A CEO da TAP disse esta semana na comissão parlamentar de inquérito à companhia aérea que se considera “um bode expiatório numa batalha política”. Durante a audição, não adotou a postura de amnésia que se assistiu em outras mediáticas comissões de inquérito em que se tornou um clássico a falta de memória com os invariáveis “eu não sabia”, “não me lembro”, “eu nunca imaginei” ou “não acompanhei”.

Christine Ourmières-Widener, que faz hoje um mês foi demitida pelas televisões, escudada de dois advogados, revelou estar bem preparada e munida de documentação e datas. No contra-ataque não poupou alvos. Comprometeu o CFO da TAP, que estava a par da discussão sobre a saída de Alexandra Reis, mas no Parlamento assegurou aos deputados ter sabido apenas dias antes de forma informal da saída desta gestora.

E deixou farpas à gestão política agora feita por João Galamba e Fernando Medina, que tentou que a gestora francesa se demitisse numa reunião secreta na véspera de ser demitida em direto.

Um encontro em que faltou coragem dos governantes para avisar a ainda CEO da TAP que seria demitida por justa causa, mas onde não faltaram elogios: os resultados da companhia foram fenomenais e a gestora francesa fez um trabalho fantástico; aliás, que era a pessoa certa para o cargo e que até o processo [de indemnização a Alexandra Reis] tinha sido conduzido pela CEO exonerada com boa-fé (pasme-se), mas, perante toda a pressão de diferentes partes, não restava ao Governo outra opção se não a de não renovar o mandato.

Ourmières-Widener desmentiu ainda o ministro das Infraestruturas ao dizer que lhe foi pedido que não apresentasse os resultados da empresa publicamente, depois de João Galamba ter garantido que não, e o CFO ter dado a entender que a indicação partiu da tutela.

Na CPI, ao longo de quase sete horas, os ânimos foram agitados quando a CEO da empresa pública confirmou que o socialista Carlos Pereira – que coordena a pasta da Economia na bancada do PS e tem assento nesta CPI – esteve presente numa reunião, em janeiro, que juntou elementos do Governo, do grupo parlamentar do PS e a CEO da TAP, e que serviu para “partilha de informações, para conhecer o processo”. Não tardaram as acusações de desrespeito pela separação de poderes por parte da Oposição.

As revelações estenderam-se à verdadeira extensão da influência do Governo na gestão diária da companhia evidenciada por Widener a propósito de um email trocado com o ex-secretário de Estado das Infraestruturas, Hugo Santos Mendes, que aconselhou a CEO a manter o Presidente da República como “o mais importante aliado” quando esta questionou se seria boa ideia mudar um voo da TAP para acomodar a agenda de Marcelo.

Na CPI, criada após o caso da indemnização milionária à antiga administradora Alexandra Reis, Christine Ourmières-Widener não deixou de sinalizar que iria recorrer à justiça para contestar o despedimento por justa causa, que considera “ilegal”, arriscando os cofres do Estado a novo rombo caso os tribunais lhe deem razão.
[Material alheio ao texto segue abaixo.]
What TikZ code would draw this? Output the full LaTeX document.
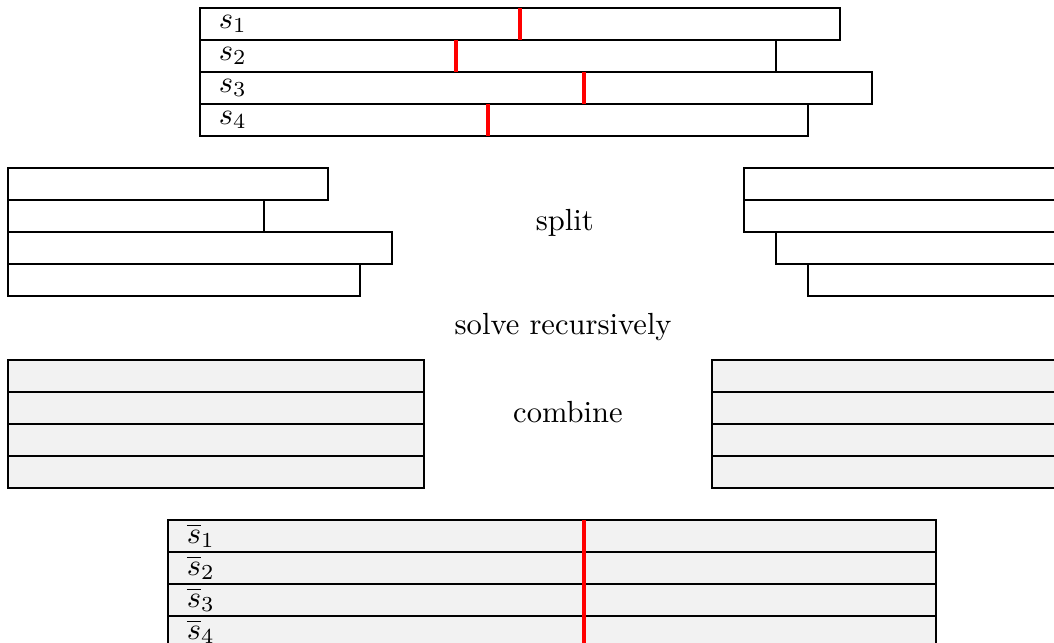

E recordou o momento em que é demitida sem aviso prévio por não um, mas dois ministros, que classificou como “o pior dia” da sua vida.

Um email, reunião secreta, a mordaça à CEO, que diz ser “bode expiatório numa batalha política” e uma demissão nas televisões – esta é a cenografia e o arranjo de atores em cenas que quase daria uma produção cinematográfica, em versão portuguesa da série televisa “Succession” com jogadas de bastidores, traições e disputas de poder.